John Lacey is well regarded in the highway safety community for his groundbreaking evaluation of the Checkpoint Tennessee Program in 1995. Prior to 1995, few states regularly conducted sobriety checkpoints. The Tennessee program produced a 20 percent reduction in impaired-driving fatal crashes and became the model for future programs supported by NHTSA and state highway safety offices. He also worked with the state of West Virginia to demonstrate the feasibility and effectiveness of low-staff checkpoints. Prior to this work, most people assumed that a large number of officers and staff were necessary to conduct a checkpoint. As a result of Mr. Lacey’s work in Tennessee and West Virginia, 18 or more states now conduct sobriety checkpoints at least weekly throughout the year.
Mr. Lacey led the nation’s first effort to assess the prevalence of drugged drivers on U.S. roadways. He developed and implemented methods to obtain breath tests, saliva and blood samples from drivers on the roadways in 300 locations throughout the U.S. as part of the 2007 National Roadside Survey. In that survey, his methodology led to 90 percent of the 11,000 drivers stopped on weekend nights giving a breath sample to measure blood alcohol concentration, more than 70 percent providing a saliva sample to test for the presence of drugs other than alcohol, and 40 percent consenting to a blood sample for further drug analyses. The survey showed that 15 percent of drivers had drugs other than alcohol in their systems while driving. Lacey will lead the next National Roadside Survey in 2013. The 2007 effort was a leading-edge study that began an increased nationwide awareness of the pervasiveness of drugged driving, and the 2013 study is expected to provide even more critical data about this emerging highway safety issue.
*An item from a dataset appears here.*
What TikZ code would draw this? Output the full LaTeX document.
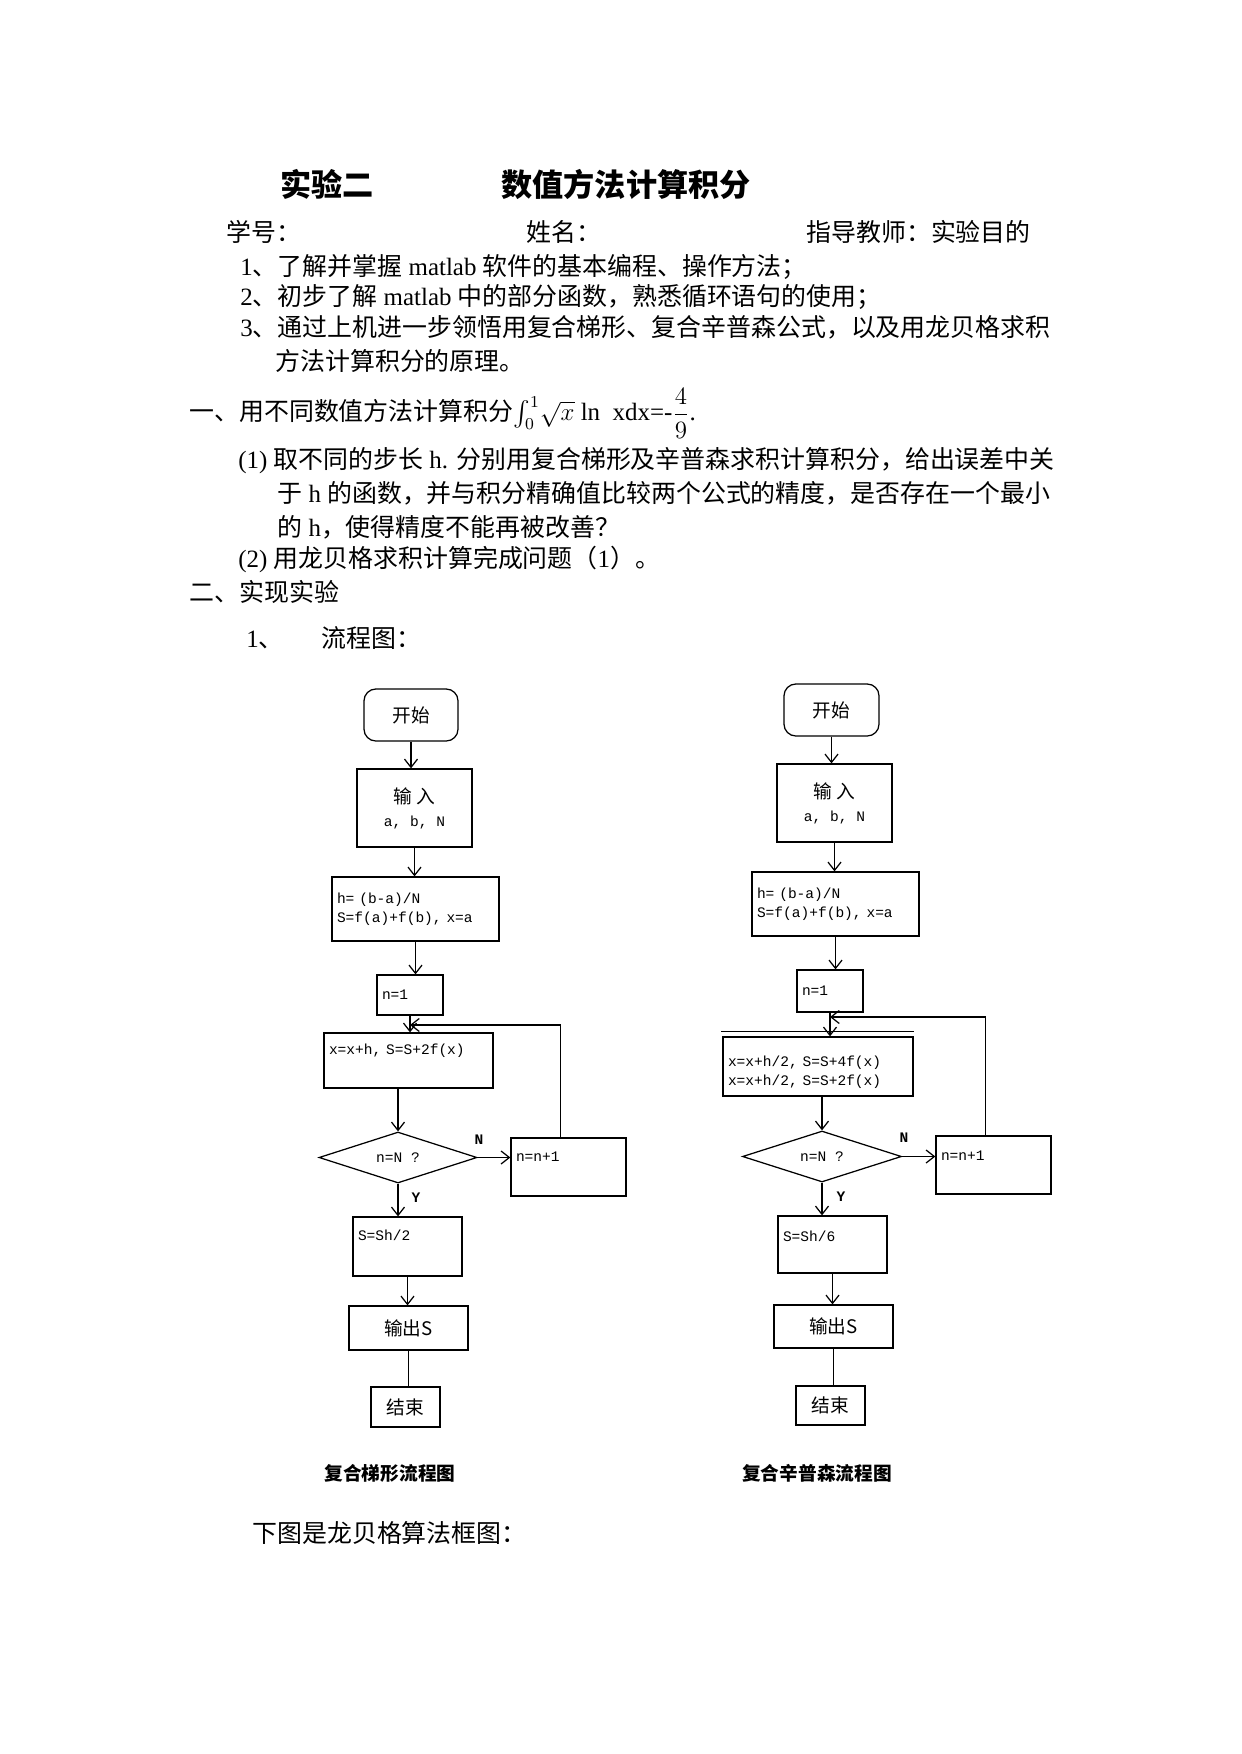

Earlier in his career, John worked for the University of North Carolina Highway Safety Research Center (HSRC) on studies to increase seat belt usage, reduce speeding, and reduce impaired driving. In 1989, he joined the Mid-America Research Institute (MRI) as a Principal Scientist and worked there until 2001 before joining the Pacific Institute for Research and Evaluation (PIRE). While at MRI, John worked on a variety of studies, including those that evaluated the combination of enforcement and public information to deter impaired driving in three communities, a subsidized taxi service in Colorado, the cost-benefit of administrative license revocation, and four states’ experience with zero tolerance laws. He also authored two state-of-knowledge reports about impaired driving that are still widely used today. At PIRE, he produced sentencing guidelines for DUI offenders, evaluated the effects of BAC test refusals, helped implement a citizens’ DUI reporting system, and examined drug per se laws, among other things.
While there are many excellent researchers in the field of highway safety, what separates John Lacey is his ability and willingness to get effective programs implemented. He does not stop his work when the research report is written. Rather, he sees the research as a beginning. He takes the research to legislators, practitioners and others so that they can utilize what has been learned. His engaging, approachable, down-toearth demeanor has been welcomed by law enforcement and the broader community. Lives have been and will continue to be saved because of John Lacey’s career.